Ta-Nehisi Coates - Ta-Nehisi Coates is a senior editor for The Atlantic, where he writes about culture, politics, and social issues for TheAtlantic.com and the magazine. He is the author of the memoir The Beautiful Struggle. More

Born in 1975, the product of two beautiful parents. Raised in West Baltimore—not quite The Wire, but sometimes ill all the same. Studied at the Mecca for some years in the mid-’90s. Emerged with a purpose, if not a degree. Slowly migrated up the East Coast with a baby and my beloved, until I reached the shores of Harlem. Wrote some stuff along the way.

About that Jewish vote...

By Ta-Nehisi Coates
Sep 3 2008, 11:59 AM ET Comment

McCain is sending Palin to Florida next week.

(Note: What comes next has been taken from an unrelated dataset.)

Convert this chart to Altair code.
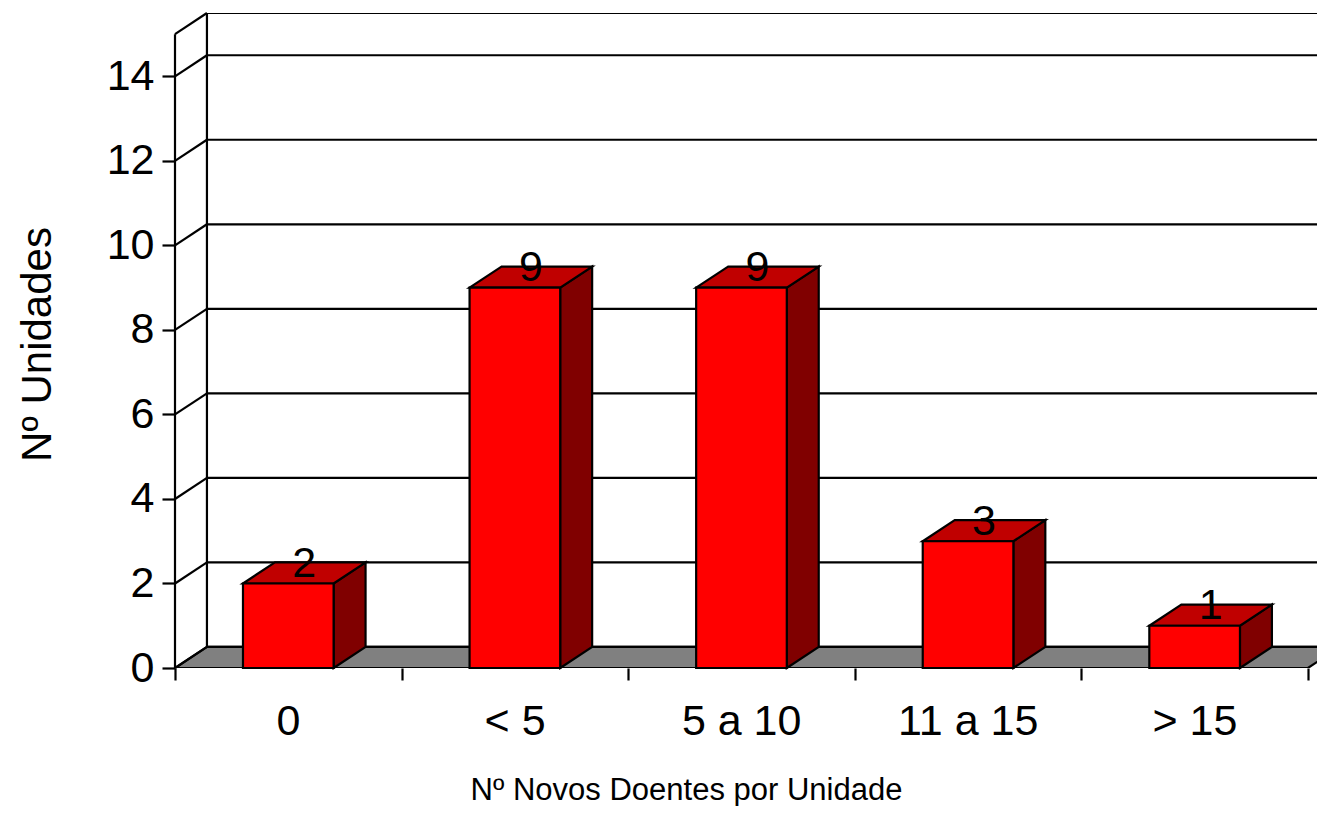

This is an excerpt from the files of Sarah Pailin's pastor:

Brickner also described terrorist attacks on Israelis as God's "judgment of unbelief" of Jews who haven't embraced Christianity:

"Judgment is very real and we see it played out on the pages of the newspapers and on the television. It's very real. When [Brickner's son] was in Jerusalem he was there to witness some of that judgment, some of that conflict, when a Palestinian from East Jerusalem took a bulldozer and went plowing through a score of cars, killing numbers of people. Judgment -- you can't miss it."
Sarah Palin was in the church when dude said this. Look I have no idea, how Palin feels about Jews or Israel or much else. As a general standard, I think all politicians should be judged on their individual merits. My beef isn't with Palin--it's with professional hyperventilators who have no problem denouncing Rev. Wright as a raving antisemite, who love to talk about the wave of antisemitism sweeping over the ghetto, but have nothing to say about this sort of thing. It's disgusting, weak and the stock and trade of intellectual cowards.

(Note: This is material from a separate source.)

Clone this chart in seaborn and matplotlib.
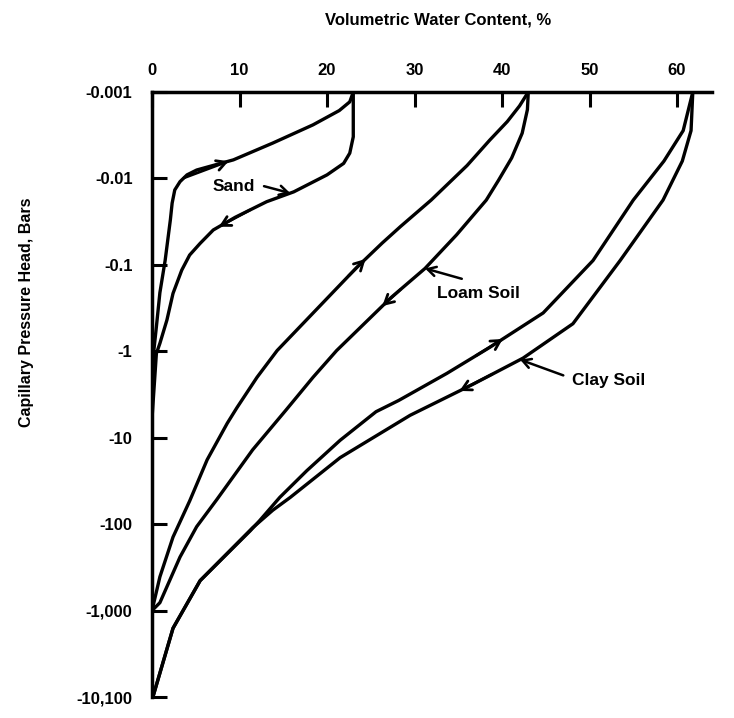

UPDATE: Commenter Brenda offers a much-needed correction:

 That sermon was acutally from the head of Jews for Jesus, guesting at the church, not the regular pastor. I think your point still stands, and Brickner certainly received an effusive introduction from said pastor, but let's be as accurate as possible if we're going to make this case.

UPDATE #2: From commenter Ano:

So, which is it? Do Wright and Palin-Pastor matter, or don't they? This type of post kind of makes it sound like you want a double-standard going the OTHER way (Wright = OK, Palin-Pastor = significant).
Not at all. For my money, neither matter. Like I said, I have absolutely no idea how she feels about Jews. But I want people who go around hollering about Wright to be loyal to their own standard. Feel me? That goes for the critics--and it goes for reporters who insist that Wright is a problem among Jews.